With all pictures omitted, return verbatim the lines from the beginning of the records below through the line containing "plt.rcParams['font.family'] = ['Liberation".

Records with drawing code:
## Start

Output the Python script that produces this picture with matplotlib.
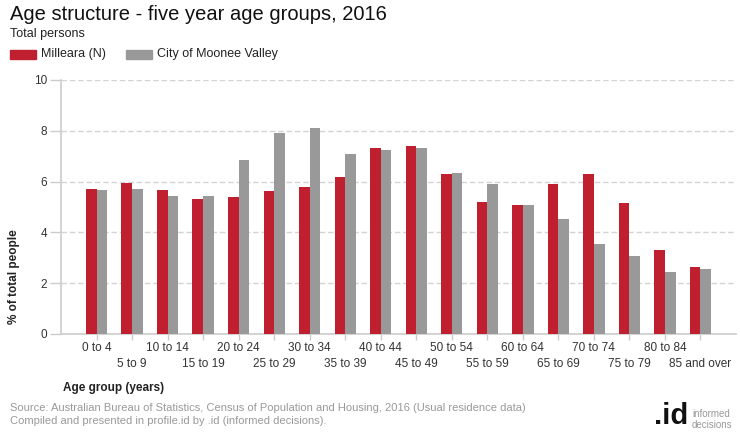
import numpy as np
import matplotlib.pyplot as plt

plt.rcParams['font.family'] = ['Liberation Sans', 'DejaVu Sans']

# Data (% of total people)
age_groups = ["0 to 4", "5 to 9", "10 to 14", "15 to 19", "20 to 24", "25 to 29",
              "30 to 34", "35 to 39", "40 to 44", "45 to 49", "50 to 54", "55 to 59",
              "60 to 64", "65 to 69", "70 to 74", "75 to 79", "80 to 84", "85 and over"]
milleara = [5.71, 5.94, 5.67, 5.31, 5.39, 5.63, 5.79, 6.18, 7.32,
            7.40, 6.30, 5.20, 5.08, 5.91, 6.30, 5.16, 3.31, 2.64]
moonee_valley = [5.67, 5.71, 5.43, 5.43, 6.85, 7.91, 8.11, 7.09, 7.24,
                 7.32, 6.34, 5.91, 5.08, 4.53, 3.54, 3.07, 2.44, 2.56]

red = '#C01F2F'
grey = '#999999'
axis_grey = '#CCCCCC'

fig = plt.figure(figsize=(7.4, 4.4), dpi=100)
ax = fig.add_axes([61/740, 1-334/440, 675/740, 254/440])

x = np.arange(len(age_groups))
w = 0.3
ax.bar(x - w/2, milleara, w, color=red, zorder=3)
ax.bar(x + w/2, moonee_valley, w, color=grey, zorder=3)

ax.set_xlim(-1, len(age_groups))
ax.set_ylim(0, 10)
ax.set_yticks([0, 2, 4, 6, 8, 10])
ax.yaxis.grid(True, color='#D3D3D3', linestyle=(0, (4, 2)), linewidth=1, zorder=0)

for s in ['top', 'right']:
    ax.spines[s].set_visible(False)
for s in ['left', 'bottom']:
    ax.spines[s].set_color(axis_grey)
    ax.spines[s].set_linewidth(1.2)

ax.tick_params(axis='y', colors=axis_grey, labelcolor='#333333', length=8,
               width=1, labelsize=8.5, pad=2)
ax.tick_params(axis='x', colors=axis_grey, length=4, width=1)
ax.set_xticks(x)
ax.set_xticklabels([])

# alternating two-row category labels
for i, lab in enumerate(age_groups):
    yoff = -0.033 if i % 2 == 0 else -0.094
    ax.text(i, yoff, lab, transform=ax.get_xaxis_transform(), ha='center',
            va='top', fontsize=8.5, color='#333333')

fig.text(14/740, 1-277/440, "% of total people", rotation=90, ha='center',
         va='center', fontsize=8.5, fontweight='bold', color='#222222')
fig.text(63/740, 1-388/440, "Age group (years)", ha='left', va='center',
         fontsize=8.5, fontweight='bold', color='#222222')

# header
fig.text(10/740, 1-14/440, "Age structure - five year age groups, 2016",
         ha='left', va='center', fontsize=14.5, color='#111111')
fig.text(10/740, 1-34/440, "Total persons", ha='left', va='center',
         fontsize=9, color='#222222')

# legend
fig.patches.append(plt.Rectangle((10/740, 1-59/440), 26/740, 9/440,
                                 transform=fig.transFigure, color=red))
fig.text(41/740, 1-54/440, "Milleara (N)", ha='left', va='center',
         fontsize=9, color='#222222')
fig.patches.append(plt.Rectangle((126/740, 1-59/440), 26/740, 9/440,
                                 transform=fig.transFigure, color=grey))
fig.text(157/740, 1-54/440, "City of Moonee Valley", ha='left', va='center',
         fontsize=9, color='#222222')

# source
fig.text(10/740, 1-408/440,
         "Source: Australian Bureau of Statistics, Census of Population and Housing, 2016 (Usual residence data)",
         ha='left', va='center', fontsize=8, color='#999999')
fig.text(10/740, 1-421/440,
         "Compiled and presented in profile.id by .id (informed decisions).",
         ha='left', va='center', fontsize=8, color='#999999')

# logo
fig.text(688/740, 1-416/440, ".id", ha='right', va='center', fontsize=21,
         fontweight='bold', color='#111111')
fig.text(692/740, 1-414/440, "informed", ha='left', va='center', fontsize=7,
         color='#999999')
fig.text(692/740, 1-425/440, "decisions", ha='left', va='center', fontsize=7,
         color='#999999')

fig.savefig("out.png", dpi=100)
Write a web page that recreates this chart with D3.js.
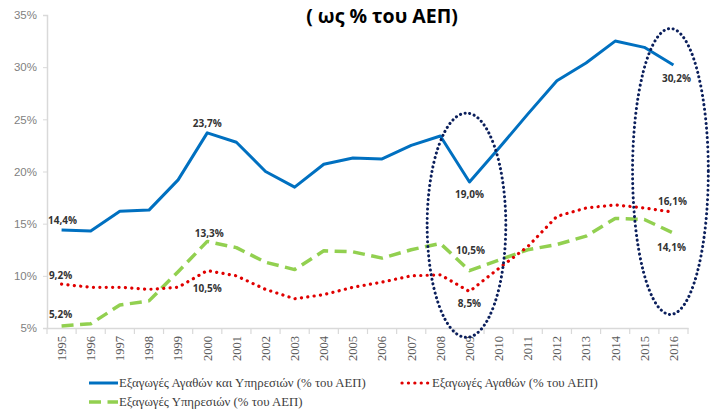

## End

● **RESULT**
Output the Python script that produces this picture with matplotlib.
import numpy as np
import matplotlib.pyplot as plt

plt.rcParams['font.family'] = ['Liberation Sans', 'DejaVu Sans']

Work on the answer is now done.